Johnson’s best finish in INDYCAR was sixth place in the XPEL 375 at Texas Motor Speedway on March 20, but Saturday’s race was easily his most entertaining race in INDYCAR.
“The first half of the race, I had some lines working that nobody else had working yet,” Johnson said. “The spotters are awfully good here and cued up every driver I was catching and then I tried to find some new stuff. The last run, we went so far, I burned the right rear tire off the car. It was really a lot of fun today in the race.
“On the spin, I tried to run the painted line and as soon as I touched up, I thought, ‘Why did you do that?’ Luckily, I was able to bump start it once I got going on the front stretch. I was able to get the outside lane working, racing hard with the regulars out front, it was just a lot of fun.”

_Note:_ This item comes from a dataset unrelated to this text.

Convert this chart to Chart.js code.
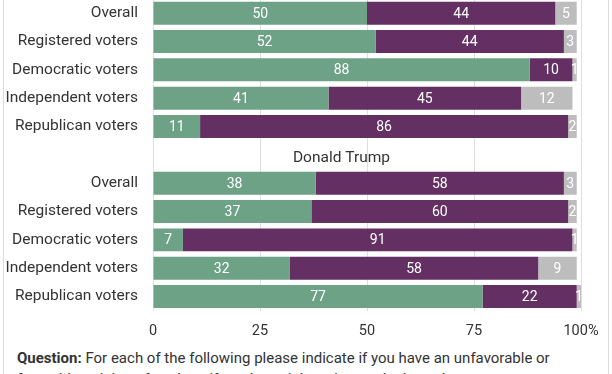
<!DOCTYPE html>
<html><head><meta charset="utf-8">
<script src="https://cdn.jsdelivr.net/npm/chart.js@4"></script>
<style>
html,body{margin:0;padding:0;width:612px;height:374px;overflow:hidden;background:#fff;font-family:Roboto,sans-serif;}
#card{position:absolute;left:3px;top:-20px;width:604px;height:420px;border-left:1px solid #ddd;border-right:1px solid #ddd;}
#wrap{position:absolute;left:0;top:-1px;width:612px;height:341px;}
#q{position:absolute;left:17px;top:348px;width:590px;font-size:15px;line-height:21px;color:#333;white-space:nowrap;}
</style></head>
<body>
<div id="card"></div>
<div id="wrap"><canvas id="c"></canvas></div>
<div id="q"><b>Question:</b> For each of the following please indicate if you have an unfavorable or<br>favorable opinion of each, or if you haven't heard enough about them to say.</div>
<script>
const categories = ['Overall','Registered voters','Democratic voters','Independent voters','Republican voters','','Overall','Registered voters','Democratic voters','Independent voters','Republican voters'];
const favorable   = [50,52,88,41,11,null,38,37,7,32,77];
const unfavorable = [44,44,10,45,86,null,58,60,91,58,22];
const unsure      = [5,3,1,12,2,null,3,2,1,9,1];
const xTicks = [0,25,50,75,100];
const sectionTitle = 'Donald Trump';

const FONT = 'Roboto, sans-serif';

const labelPlugin = {
  id:'vals',
  afterDatasetsDraw(chart){
    const ctx = chart.ctx;
    ctx.save();
    ctx.font = '14px ' + FONT;
    ctx.fillStyle = '#ffffff';
    ctx.textAlign = 'center';
    ctx.textBaseline = 'middle';
    chart.data.datasets.forEach((ds,di)=>{
      const meta = chart.getDatasetMeta(di);
      meta.data.forEach((el,i)=>{
        const v = ds.data[i];
        if (v === null || v === undefined) return;
        ctx.fillText(String(v), (el.x + el.base)/2, el.y + 1);
      });
    });
    const yScale = chart.scales.y;
    const idx = categories.indexOf('');
    const y = yScale.getPixelForValue(idx);
    ctx.font = '15.5px ' + FONT;
    ctx.fillStyle = '#333';
    ctx.fillText(sectionTitle, 341.5, y + 3);
    ctx.restore();
  }
};

new Chart(document.getElementById('c'), {
  type:'bar',
  data:{
    labels: categories,
    datasets:[
      {label:'Favorable', data:favorable, backgroundColor:'#6da287'},
      {label:'Unfavorable', data:unfavorable, backgroundColor:'#642f63'},
      {label:"Don't know", data:unsure, backgroundColor:'#bdbdbd'}
    ]
  },
  options:{
    indexAxis:'y',
    responsive:true,
    maintainAspectRatio:false,
    animation:false,
    layout:{padding:{top:0,right:31,left:0,bottom:0}},
    datasets:{bar:{barPercentage:0.81,categoryPercentage:1,borderWidth:0}},
    plugins:{legend:{display:false},tooltip:{enabled:false}},
    scales:{
      x:{
        stacked:true, min:0, max:100,
        afterBuildTicks(s){ s.ticks = xTicks.map(v=>({value:v})); },
        ticks:{color:'#333', font:{family:FONT,size:14.5}, padding:12,
          callback:(v)=> v===100 ? '100%' : String(v)},
        grid:{color:'#dedede', drawTicks:false},
        border:{display:false},
        afterFit(s){ s.height = 29.3; s.paddingLeft = 0; s.paddingRight = 0; }
      },
      y:{
        stacked:true,
        grid:{display:false, drawTicks:false},
        border:{display:false},
        ticks:{color:'#333', font:{family:FONT,size:15.5}, padding:15, autoSkip:false},
        afterFit(s){ s.width = 153; s.paddingTop = 0; s.paddingBottom = 0; }
      }
    }
  },
  plugins:[labelPlugin]
});
</script>
</body></html>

Having a car out front again was reminiscent of Johnson’s career in NASCAR, when he won 83 NASCAR Cup Series races and seven NASCAR Cup Series titles.
“It was a lot of fun to be out front again, but I was kind of pissed that I didn’t finish better,” Johnson said. “That’s the racer in me and that’s a great place to be, especially knowing that we get to do it again on Sunday.
“I learned a lot out there. I have a better idea what to do with the car over a long run. I was a little too aggressive on the setup and that is what burned up the tire.”
One of the most exciting parts of his race came in a fierce battle with Rinus VeeKay late in the race as the two drivers went wheel-to-wheel, on the high line without lifting.
“That was great,” Johnson said. “It was understanding how to be forceful in one of these cars without making contact. You take lines away from the other driver. I learned a lot from many guys, but the most fun I was racing VeeKay. He was trying to pinch off my angle for the corner on the outside and I was trying to mess him up in the corner and pinch off his angle.
“I learned some race craft that is specific to INDYCAR racing. With fenders, you just lean on somebody or use the bumper to get them out of the way, but without fenders, it’s a different style of racing.”
VeeKay enjoyed his battle with one of NASCAR’s all-time greats. “It was fun battling Jimmie Johnson, he definitely knows what he is doing on an oval,” he said. “He was super comfortable on the high line, and I wasn’t at all. It shows his skill as a driver. Coming from a stock car to (open-wheel racing) on a street and road course is difficult.
“But this is his jam. This is what he is good at and what he has done all of his life. He was fast. I enjoyed racing with him.”
It’s obvious that Johnson’s expertise is in oval racing. He wishes there were more ovals on the NTT INDYCAR SERIES schedule.
“I’m definitely leaning that way now,” Johnson said.